Everything was constantly in flux, and though two bricks in a wall might strongly resemble each other, they could never be construed as identical. More to the point, the same brick was never really the same: it was wearing out, imperceptibly crumbling under the effects of the atmosphere, the cold, the heat, the storms that attacked it, and eventually, if one could watch it over the course of the centuries, it would no longer be there.168(*)

So, if the words are `stones' or `bricks', they are nevertheless not perpetual, they can change according to what is around them, as Auster explains in The Invention of Solitude: «As in the meanings of words, things take on meaning only in relationship to each other. `two faces are alike' writes Pascal. `Neither is funny by itself, but side by side their likeness makes us laugh.' The faces rhyme for the eye, just as two words can rhyme for the ear.»169(*) Auster's approach to words follows this principle.

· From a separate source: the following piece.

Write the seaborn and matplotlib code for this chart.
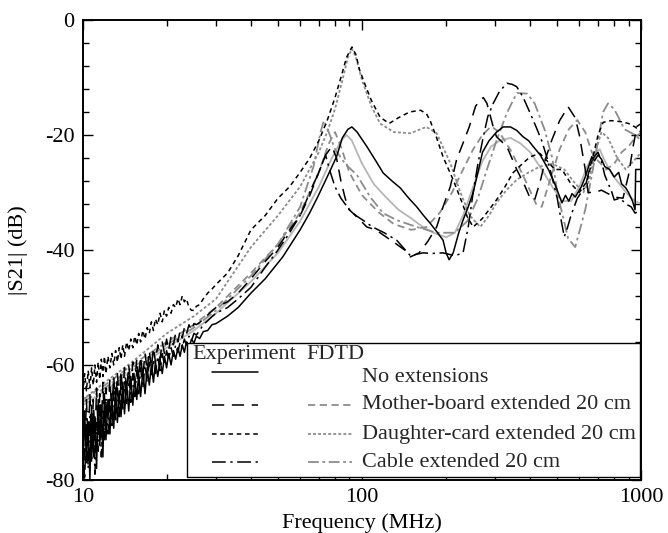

This explains why he is so fond of puns, the most famous one being the triad «room, tomb, womb»170(*), which is a fundamental key to his universe. But this kind of pun also appears in his work of fiction. When Anna Blume introduces herself to the rabbi in In The Country of Last Things, he says: « `Blume. As in doom and gloom, I take it.' `That's right. Blume, as in womb and tomb. You have your pick.'»171(*) Naturally, Stillman the linguist cannot resist punning on Quinn's name:

`Hmmm. Very interesting. I see many possibilities for this word, this Quinn, this...quintessence...of quiddity. Quick, for example. And quill. And quack. And quirk. Hmmm. Rhymes with grin. Not to speak of kin. Hmmm. Very interesting. And win. And fin. And din. And gin. And pin. And tin. And bin; Even rhymes with djinn. Hmmm. And if you sat it right, with been. Hmm. Yes, very interesting. I like your name enormously Mr Quinn. It flies off in so many directions at once.'172(*)

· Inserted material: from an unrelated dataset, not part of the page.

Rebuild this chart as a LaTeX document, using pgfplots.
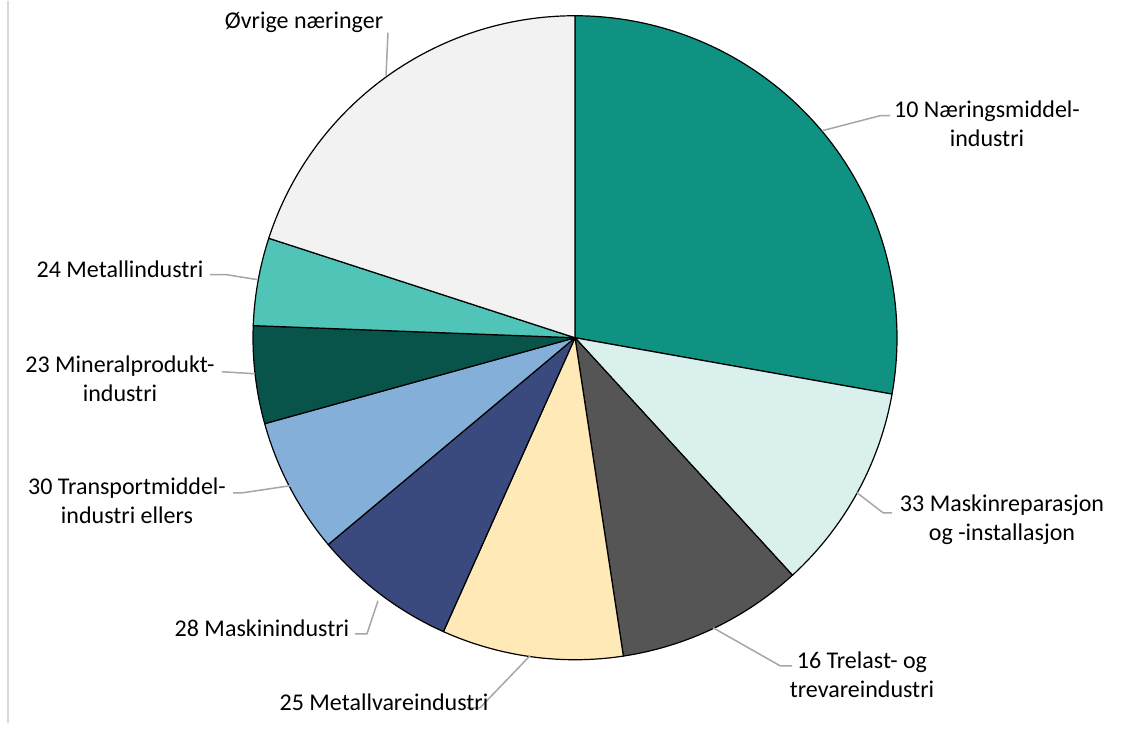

Watching carefully the words that Stillman associates with Quinn, it is puzzling to notice that a lot of these words are actually tied up with Quinn's character. As François Gallix explains in his critical work on Moon Palace, «Auster seems to be showing that if all words can be punned on, it is only because each word contains another world of words, in a metaphysical mise en abyme that reflects the human mind as much as it is a flight of fancy on the reader's part.»173(*)

* 166 City of Glass, page 75. (my italics)

* 167 Ibid.

* 168 Moon Palace, page 122.

* 169 The Invention of Solitude, page 161.

* 170 The Invention of Solitude, page 160

* 171 In the Country of Last Things, page 101

* 172 City of Glass, page 75

* 173 François Gallix, Lecture d'une OEuvre, Moon Palace de Paul Auster (Paris : ed. du temps,1996), page 110.